Sennett, like a Dutch master, paints not just the overall picture, that you have to stand back to see, but the angle of the light on every object and the detail in the corner that calls you forward.
The big picture, as I read it, is the pattern of instincts that explain why and the ingenuity that shapes how we co-operate. Co-operation, he sets out at the start, is an exchange in which the participants benefit from the encounter. To be co-operative is a natural enough default, but as he concludes in his last sentence of all “as social animals, we are capable of co-operating more deeply than the existing social order envisions.”
The detail in the picture flows effortlessly, with points of analysis on the nature and craft of co-operation, across time and culture.

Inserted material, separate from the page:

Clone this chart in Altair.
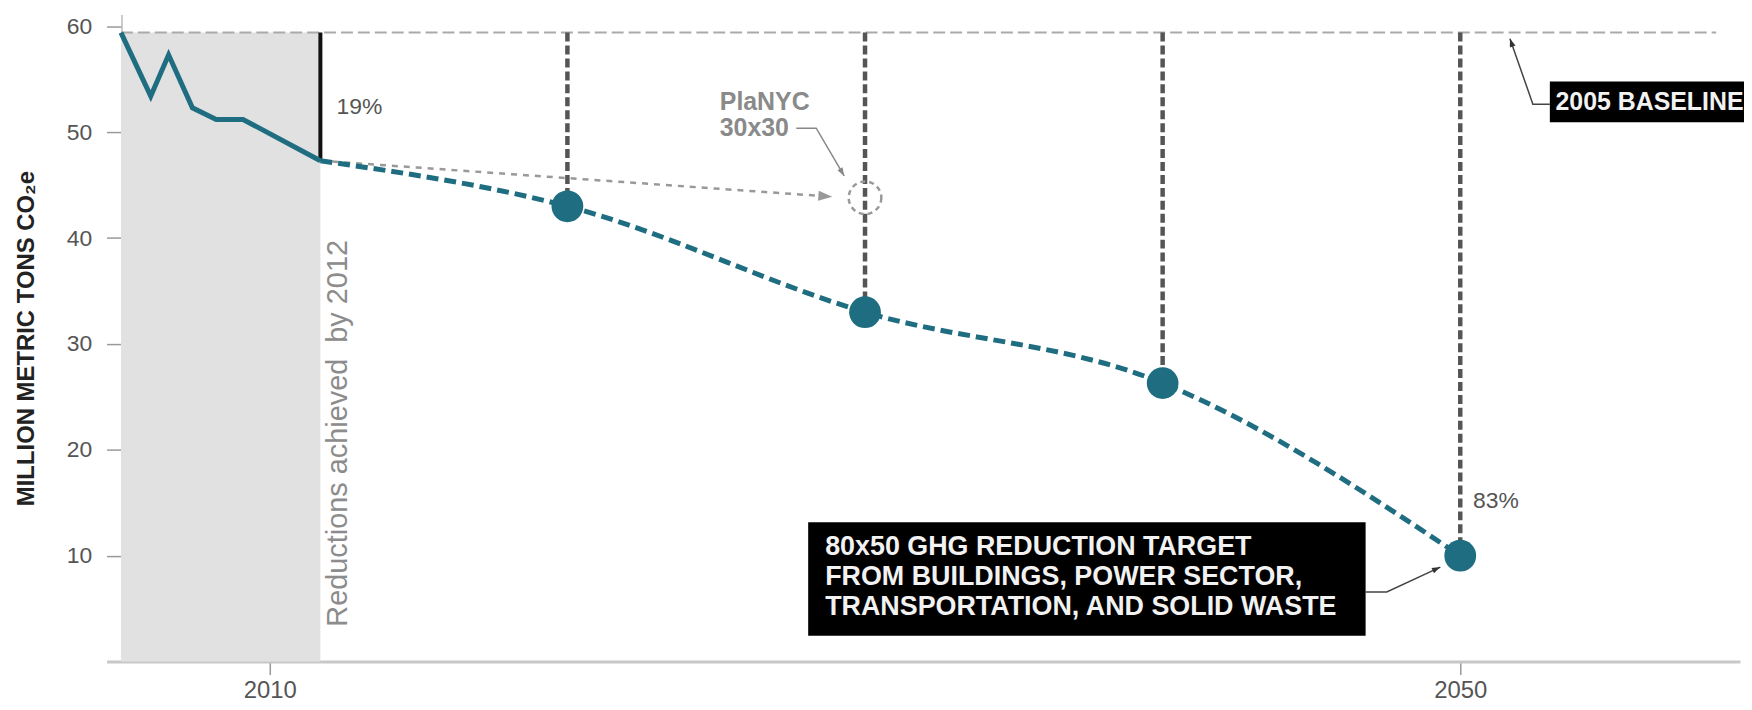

He looks at the nineteenth century and how in the labour movement, the call for collective bargaining, seeking strength in numbers, was “intended to establish a common thread between people who did very different kinds of industrial and craft labour.” When Jane Addams, the pioneer of urban community centres, opened a settlement in on the Near West Side of Chicago, she designed it to create space for informal activity and exchange – a space to be convivial.

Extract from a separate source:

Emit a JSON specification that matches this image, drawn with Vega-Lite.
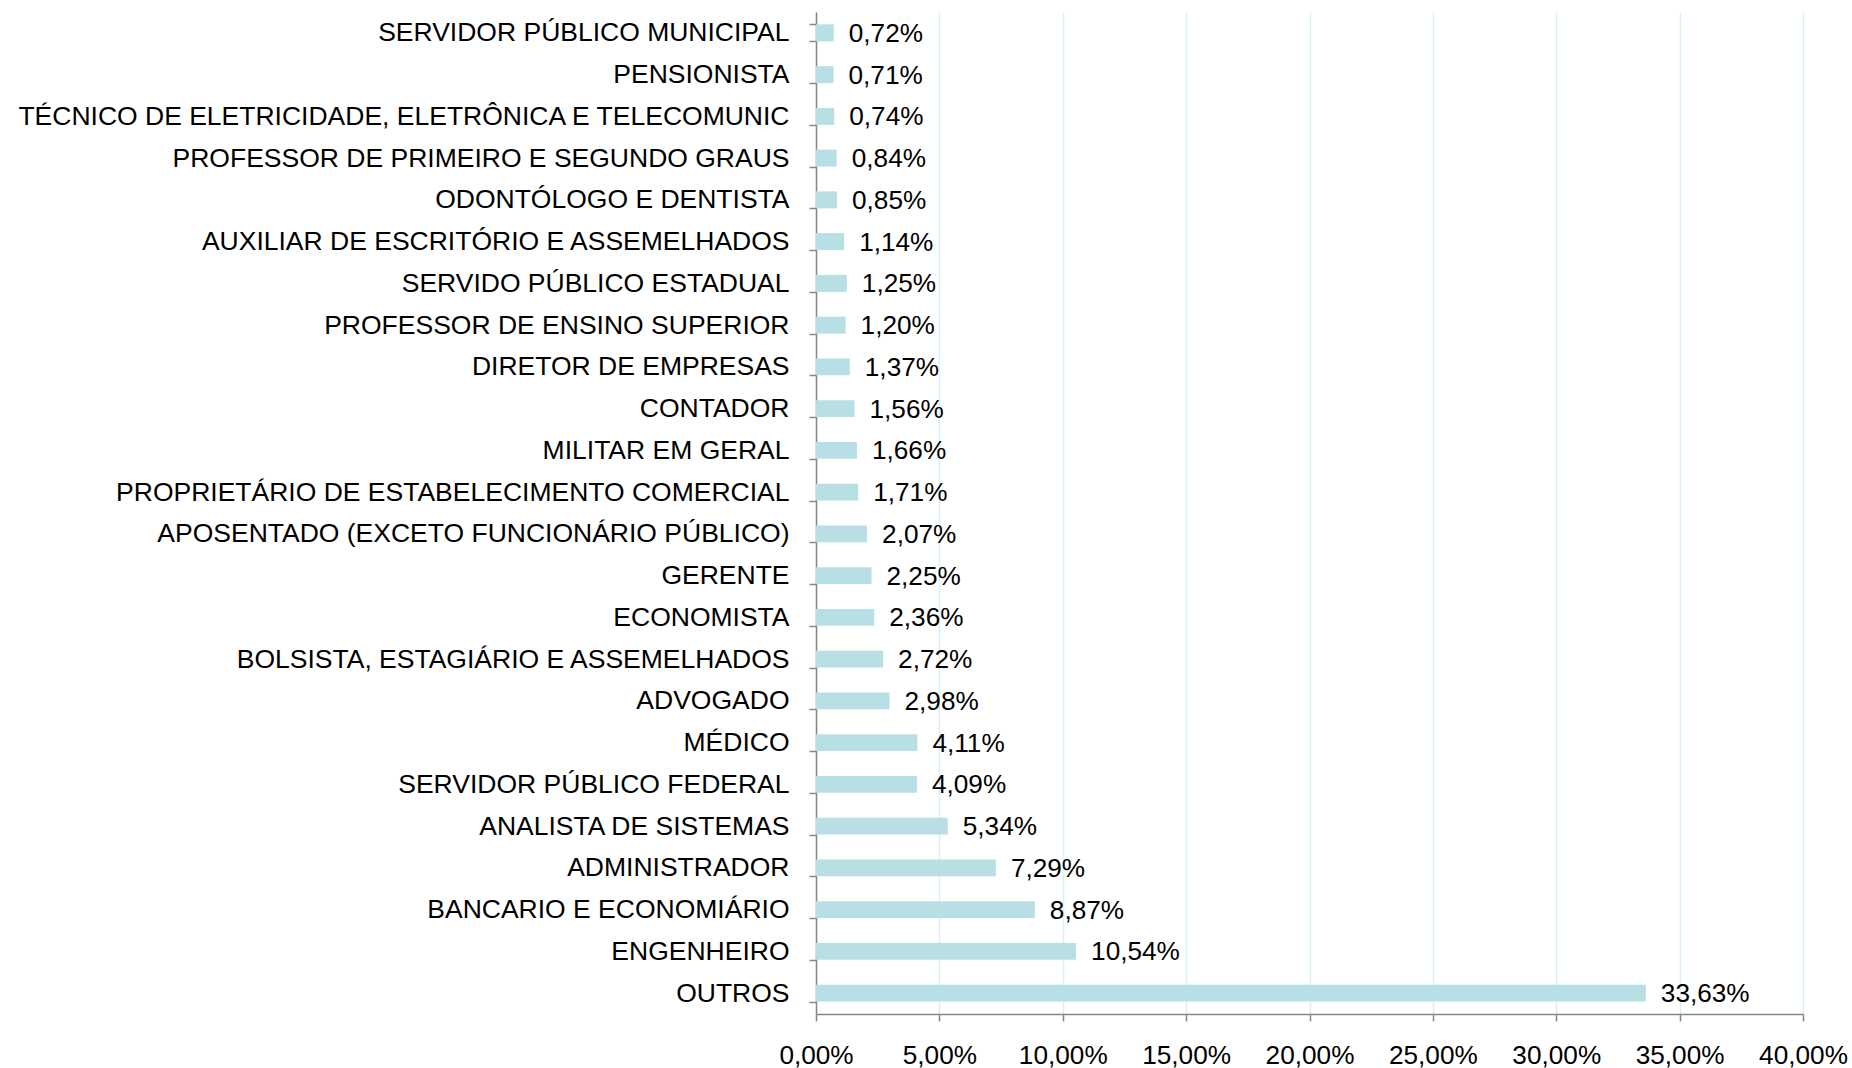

Social rituals help to make a habit of co-operation and help to frame how we then behave. He reminds us that “when we shake hands, I’d wager, none of us recall that this greeting was invented by the Greeks to show that the hands hold no weapons.”
Like Karl Polanyi, and others since, he argues that, while economic life in more modern times still draws deeply from the wells of social co-operation, it puts less back. Social relations, at work and elsewhere, became embittered.
An example is inequality, designed, we are told to incentivise economic success but something that also corrodes it. He cites – nicely for me – my work with Agnes Nairn as part of a section looking at how inequality undermines co-operation among children and young people.
In a work setting, having touched on the ideals of co-operative enterprise, he analyses the mismatch between the language of teamwork in modern businesses and the reality. He cites Gideon Kunda, who argues that the approach by managers to encouraging teamwork creates a form of ‘deep acting’. “Underneath the surface of working co-operatively, team-members are showing off personally, usually to a manager or superior, who is judging team performance.” This is the ‘feigned solidarity’ of the modern workplace.
The way to renew true co-operation is through shared action: repairing ways in which we can engage with others; restoring space in which we can be more responsive to those around; encouraging forms of commitment and; finding new ways to tap into the deep desire we all have for belonging and some form of community around us.
Sennett is a master, in awe of the world around him and aware of how we can be so much more, if we can be ourselves.